Getting The Most From Mulching, Do You Mulch Too Much?

By Cindy Ratcliff
As published in Total Landscape Care, September 2009

Compared with the rest of the landscape, trees are about as low-maintenance as you can get, which makes them easy to overlook. Sure, you remember to water and fertilize them with the rest of the lawn, but they really need more than that to thrive. A regular maintenance program will add vigor and help prevent future problems.

Done properly, applying mulch around landscape ornamentals can be one of the best things you do for them. Mulching mistakes, by contrast, can stress and even kill plants. So it’s critical to familiarize yourself with mulching basics, as well as what kind of soil you’re working with.

The Cover Up

Overmulching is the most common mulching mistake perpetuated by a “monkey-see, monkey-do” mentality. In short, we’ve seen so many examples of mulch piled up high on tree trunks that we associate it with the correct way to mulch. This could not be further from the truth.

In fact, this is such a common problem that the International Society of Arboriculture has come up with a term to describe this improper method of mulching: mulch volcanoes. Its campaign against this technique implores landscapers to “mulch wide – not deep.” This epidemic of incorrect mulching has elevated to code-red status, becoming one of the leading causes of death of trees and shrubs.

Mulching too deep or too close to trees and plants can lead to plant injury and death in a number of ways:

Root suffocation. Roots need to breathe. Without acceptable levels of oxygen, roots begin to decline and will eventually die.

Dehydration. If you pile on the mulch too thick, you prohibit the penetration of water and dehydrate roots. In the case where water actually does make it through the mulch and to the soil, you then risk preventing natural evaporation, which will result in perpetually soggy soil and will eventually lead to root rot.

Fungus. Piling mulch against a tree trunk is an open invitation for fungi. The moist conditions provide the perfect environment for their growth and reproduction. Once the tree bark begins to decay, the fungi can easily enter the tree.

Insects.
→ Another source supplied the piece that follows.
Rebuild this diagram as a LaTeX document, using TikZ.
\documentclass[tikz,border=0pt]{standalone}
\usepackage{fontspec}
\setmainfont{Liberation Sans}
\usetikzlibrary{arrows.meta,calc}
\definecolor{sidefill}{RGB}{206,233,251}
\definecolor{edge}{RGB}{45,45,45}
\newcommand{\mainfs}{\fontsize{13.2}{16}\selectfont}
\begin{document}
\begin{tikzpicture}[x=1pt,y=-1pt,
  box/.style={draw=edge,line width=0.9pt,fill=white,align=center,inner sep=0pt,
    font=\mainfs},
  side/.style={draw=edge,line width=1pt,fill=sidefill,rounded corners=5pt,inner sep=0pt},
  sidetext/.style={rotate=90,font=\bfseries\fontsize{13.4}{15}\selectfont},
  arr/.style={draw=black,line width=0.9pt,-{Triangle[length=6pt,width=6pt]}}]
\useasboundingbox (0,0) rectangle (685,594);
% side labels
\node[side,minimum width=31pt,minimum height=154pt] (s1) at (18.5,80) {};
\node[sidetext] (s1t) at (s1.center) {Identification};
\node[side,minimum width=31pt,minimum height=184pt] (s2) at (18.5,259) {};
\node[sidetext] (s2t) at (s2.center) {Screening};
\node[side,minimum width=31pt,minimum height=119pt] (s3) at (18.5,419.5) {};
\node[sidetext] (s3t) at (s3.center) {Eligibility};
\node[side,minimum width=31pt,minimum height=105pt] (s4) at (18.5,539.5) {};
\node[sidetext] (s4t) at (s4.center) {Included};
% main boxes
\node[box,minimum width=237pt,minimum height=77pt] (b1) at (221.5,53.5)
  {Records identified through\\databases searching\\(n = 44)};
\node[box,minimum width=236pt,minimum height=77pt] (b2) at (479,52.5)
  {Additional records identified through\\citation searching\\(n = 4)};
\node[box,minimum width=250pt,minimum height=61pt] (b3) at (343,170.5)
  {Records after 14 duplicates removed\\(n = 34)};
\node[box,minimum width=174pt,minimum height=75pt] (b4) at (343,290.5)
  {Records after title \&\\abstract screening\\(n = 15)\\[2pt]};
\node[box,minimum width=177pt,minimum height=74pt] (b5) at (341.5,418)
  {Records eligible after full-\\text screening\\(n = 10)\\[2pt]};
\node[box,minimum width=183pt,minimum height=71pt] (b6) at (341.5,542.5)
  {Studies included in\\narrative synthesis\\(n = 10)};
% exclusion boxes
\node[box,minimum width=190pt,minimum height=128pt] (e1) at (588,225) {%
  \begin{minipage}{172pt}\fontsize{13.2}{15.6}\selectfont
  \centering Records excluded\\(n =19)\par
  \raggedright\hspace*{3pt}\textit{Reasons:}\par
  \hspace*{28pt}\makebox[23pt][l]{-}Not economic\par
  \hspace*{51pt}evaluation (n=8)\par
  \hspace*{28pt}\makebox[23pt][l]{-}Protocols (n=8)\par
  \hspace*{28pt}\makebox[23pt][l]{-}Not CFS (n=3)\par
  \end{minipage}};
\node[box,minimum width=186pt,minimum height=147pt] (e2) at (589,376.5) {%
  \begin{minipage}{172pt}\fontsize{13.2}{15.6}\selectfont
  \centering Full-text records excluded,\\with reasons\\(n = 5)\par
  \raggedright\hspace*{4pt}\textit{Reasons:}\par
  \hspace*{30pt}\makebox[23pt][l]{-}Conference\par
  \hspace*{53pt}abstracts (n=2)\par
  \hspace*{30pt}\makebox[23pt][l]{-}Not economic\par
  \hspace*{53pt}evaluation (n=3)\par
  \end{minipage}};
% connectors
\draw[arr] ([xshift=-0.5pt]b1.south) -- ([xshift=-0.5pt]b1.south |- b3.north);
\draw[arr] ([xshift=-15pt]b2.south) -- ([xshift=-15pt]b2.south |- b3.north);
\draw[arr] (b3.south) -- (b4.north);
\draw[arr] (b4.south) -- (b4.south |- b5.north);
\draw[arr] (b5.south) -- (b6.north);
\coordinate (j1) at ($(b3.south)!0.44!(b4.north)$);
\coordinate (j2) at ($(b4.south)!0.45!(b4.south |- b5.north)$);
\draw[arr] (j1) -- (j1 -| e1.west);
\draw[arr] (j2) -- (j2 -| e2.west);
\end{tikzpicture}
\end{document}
Research suggests some insects can instinctively detect a stressed tree or plant and will attack it preferentially. So not only will your ornamentals decline from the mulch, they will be less able to fend off insect pests.

Vertebrate pests. Thick mulch volcanoes provide a nice habitat for rodents who will feast on the inner bark of trees and cause girdling. The more extensive the chewing, the less likely you’ll be able to save the tree.

Excessive heat. You know that heat associated with composting? If your mulch is thick enough, that same process will occur. In fact, temperatures can reach 120 to 140 degrees Fahrenheit as decay occurs in the thick piles.

Unfortunately, you often won’t know if mulch is killing plants until it’s too late – sometimes the symptoms don’t show up for three to five years. You’ll probably first notice an overall decline of plant vigor and rate of growth, according to the Virginia Nursery & Landscaping Association. Symptoms can include:

• Off-color leaves (pale or marbled)

• Abnormally small leaves

• Poor twig growth

• Die-back of older branches

• Rotting, peeling trunk bark under the mulch

Mulching Done Right

To get the proper mix of mulch around trees and in landscape bedding, it’s imperative you consider the moisture needs of the plants, the type of soil you’re working with and the drainage characteristics. You’ll need to know these things before you select a mulch and determine the appropriate depth of the mulch.

For well-drained sites, you will typically apply a layer of mulch 2 to 4 inches deep. For soils that don’t drain well, you’ll want to keep mulch to no more than 2 inches deep. And for soils that perpetually retain water, you may have to forego mulch altogether, despite its benefits.

As you apply the mulch, remember to keep it away from tree trunks and other plants. For younger trees, your guideline should be no closer than 3 inches. For more mature trees, you’ll want to keep mulch even farther away, at a minimum distance of 8 inches. In ideal situations, you should extend the mulched area all the way to the tree’s dripline. This isn’t always possible as aesthetics often dictate a smaller mulched area, but it’s best for the health of the tree.

When selecting a type of mulch, you’ll choose from mulches in two categories. Inorganic mulches include stone, lava rock, pulverized rubber, geotextile fabrics and other materials that don’t easily decompose. Organic mulches, on the other hand, will decompose more readily and include wood chips, pine needles, leaves, cocoa hulls, softwood and hardwood bark, etc.

The benefit of inorganic mulches is that they don’t often need to be replaced; however, they do nothing to improve the soil structure, either. Organic mulches provide nutrients and improve soil quality and fertility.

The Merits Of Mulching

In addition to making a landscape look more manicured, mulch applied correctly offers many benefits to plants. It works to improve soil conditions and helps soil maintain moisture by decreasing water loss. It also keeps weeds at bay and minimizes their competition for water and nutrients. It provides insulation for soil, keeping it warmer in the winter and cooler in the summer. It protects tree trunks and plants from string trimmer and mower damage, and it reduces soil compaction by diverting foot and vehicle traffic.